Otro Domingo de Ramos me enfrenté a la virgen, considerada milagrosa, para echarle en cara el que se hubiera olvidado de mi petición. Le dije de todo. Y frente a Ella permanecí tanto tiempo, pidiéndole explicaciones, que acabé tan rendido que perdí el sentido del tiempo y, naturalmente, la fe.

Un Domingo de Ramos vi a Lola. Hija de una modista, iba ella, vestida de dulce y llevaba, como repartidora que era en ese momento, una caja de madera, cubierta de gutapercha y su asa de cuero, para entregar un vestido hecho por su madre. Lola y yo disfrutamos durante un tiempo de las ilusiones de nuestra juventud.

Un Domingo de Ramos regresé a la iglesia donde seguía estando la virgen milagrosa para hacer las paces con Ella, si a cambio le evitaba el quirófano a la niña de mis ojos. En esta ocasión, la virgen milagrosa atendió mis ruegos. Aun así, jamás volví a creer en Ella de la misma manera que creía cuando iba a rezarle acompañado de mi madre.

Pero sería absurdo negar que cuando llega la Semana Santa no afloran mis recuerdos de cuando yo vivía intensamente el paso de las procesiones por el itinerario establecido. Mentiría si no dijera que los desfiles procesionales me emocionaban hasta conseguir un reguero de lágrimas tan gruesas como granizos. Mas esa emoción, la que despertó en mí, a edad temprana, la Semana de Pasión, se vino abajo en un momento determinado. Y, por más que lo he intentado, jamás he vuelto a recobrarla.
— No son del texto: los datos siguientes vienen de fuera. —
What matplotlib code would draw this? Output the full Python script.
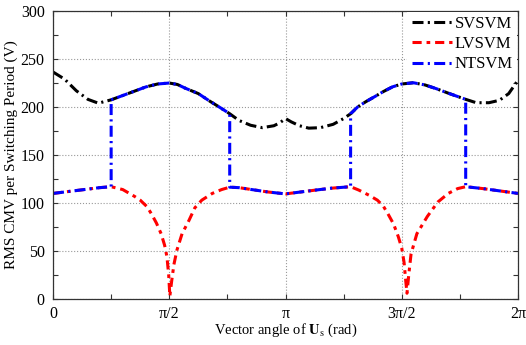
import numpy as np
import matplotlib
matplotlib.use('Agg')
import matplotlib.pyplot as plt
from matplotlib.ticker import MultipleLocator

# Vector angle given in units of pi/2 (V)
sv_u = [0, .1, .2, .3, .39, .5, .6, .7, .8, .9, 1.0, 1.07, 1.14, 1.25, 1.35, 1.43, 1.52,
        1.6, 1.7, 1.8, 1.9, 1.95, 2.0, 2.05, 2.12, 2.2, 2.3, 2.41, 2.5, 2.56, 2.62, 2.69,
        2.77, 2.84, 2.92, 3.0, 3.1, 3.2, 3.3, 3.41, 3.55, 3.64, 3.75, 3.84, 3.92, 4.0]
sv_v = [236.5, 229, 217, 208, 204, 207.5, 212, 216.5, 221, 224, 225, 223.5, 219.5, 214, 206,
        200, 193, 186, 181, 178.5, 180.5, 183.5, 188, 184.5, 180.5, 178, 178.5, 182, 188, 193,
        200, 205.5, 211, 216, 221, 224, 225.3, 223, 219, 214, 208, 204.5, 204.5, 207, 214, 228]

lv_u = [0, .1, .2, .3, .4, .5, .6, .7, .75, .81, .85, .89, .93, .96, .98, .995, 1.005, 1.02,
        1.04, 1.066, 1.11, 1.17, 1.22, 1.28, 1.37, 1.45, 1.52, 1.6, 1.71, 1.85, 2.0, 2.13,
        2.26, 2.4, 2.56, 2.63, 2.72, 2.79, 2.84, 2.88, 2.93, 2.97, 3.0, 3.02, 3.035, 3.045,
        3.06, 3.08, 3.13, 3.22, 3.31, 3.4, 3.48, 3.55, 3.7, 3.85, 4.0]
lv_v = [110, 111.5, 113, 114.5, 116, 117, 114, 107, 103, 96, 88, 79, 68, 56, 44, 25, 3, 18,
        36, 51, 68, 82, 95, 103, 110, 114, 116.5, 116, 114, 111.5, 109.5, 111.5, 113.5, 115.5,
        117, 113.5, 108, 103, 97, 89, 78, 65, 53, 38, 18, 6, 25, 47, 68, 86, 101, 110, 115,
        117, 115, 112.5, 110]

# NTSVM jumps between LVSVM and SVSVM at these angles (pi/2 units)
nt_switch = [0.5, 1.52, 2.56, 3.55]

xtick_labels = ['0', 'π/2', 'π', '3π/2', '2π']

sv_u, sv_v = np.array(sv_u), np.array(sv_v)
lv_u, lv_v = np.array(lv_u), np.array(lv_v)

# build NTSVM from the two curves
bounds = [0] + nt_switch + [4]
nt_u, nt_v = [], []
for i in range(len(bounds) - 1):
    a, b = bounds[i], bounds[i + 1]
    su, sv = (lv_u, lv_v) if i % 2 == 0 else (sv_u, sv_v)
    m = (su >= a - 1e-9) & (su <= b + 1e-9)
    nt_u.extend(su[m])
    nt_v.extend(sv[m])
nt_u, nt_v = np.array(nt_u), np.array(nt_v)

plt.rcParams['font.family'] = ['Liberation Serif', 'DejaVu Serif']
plt.rcParams['mathtext.fontset'] = 'stix'

fig = plt.figure(figsize=(5.26, 3.45), dpi=100)
ax = fig.add_axes([0.1008, 0.1333, 0.8840, 0.8347])

dd = (0, (3.6, 1.4, 0.7, 1.4))
ax.plot(sv_u * np.pi / 2, sv_v, color='black', lw=2.2, ls=dd, label='SVSVM')
ax.plot(lv_u * np.pi / 2, lv_v, color='red', lw=2.2, ls=(0, (3.0, 1.6, 1.2, 1.6)), label='LVSVM')
ax.plot(nt_u * np.pi / 2, nt_v, color='blue', lw=2.2, ls=dd, label='NTSVM')

ax.set_xlim(0, 2 * np.pi)
ax.set_ylim(0, 300)
ax.set_xticks(np.arange(5) * np.pi / 2)
ax.set_xticklabels(xtick_labels)
ax.xaxis.set_minor_locator(MultipleLocator(np.pi / 4))
ax.yaxis.set_major_locator(MultipleLocator(50))
ax.yaxis.set_minor_locator(MultipleLocator(25))
ax.tick_params(which='both', direction='in', top=True, right=True, length=3.5,
               width=0.8, labelsize=11.5, color='#333333')
ax.tick_params(axis='y', pad=6)
ax.tick_params(axis='x', pad=5)
ax.grid(True, which='major', ls=':', color='#999999', lw=0.8)
for s in ax.spines.values():
    s.set_color('#333333')
    s.set_linewidth(0.9)

ax.set_ylabel('RMS CMV per Switching Period (V)', fontsize=11)
ax.yaxis.set_label_coords(-0.076, 0.5)
ax.set_xlabel(r'Vector angle of $\mathbf{U}_\mathrm{s}$ (rad)', fontsize=10.5)
ax.xaxis.set_label_coords(0.5, -0.08)

leg = ax.legend(loc='upper right', fontsize=12, handlelength=2.4, handletextpad=0.2,
                labelspacing=0.25, borderaxespad=0.05, borderpad=0.25, frameon=True,
                fancybox=False)
leg.get_frame().set_facecolor('white')
leg.get_frame().set_edgecolor('none')
leg.get_frame().set_alpha(1)

fig.savefig('out.png', dpi=100)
Aunque sigo de cerca los avatares de las personas que viven con sumo entusiasmo todo lo que concierne a la Semana Santa. Y bien que me gustaría sentir lo que ellas sienten en estas fechas. Pero hay sentimientos que cuando se enfrían cuestan lo indecible para que vuelvan a florecer. No obstante, sigo implorando que el mal tiempo no haga llorar a ningún cofrade.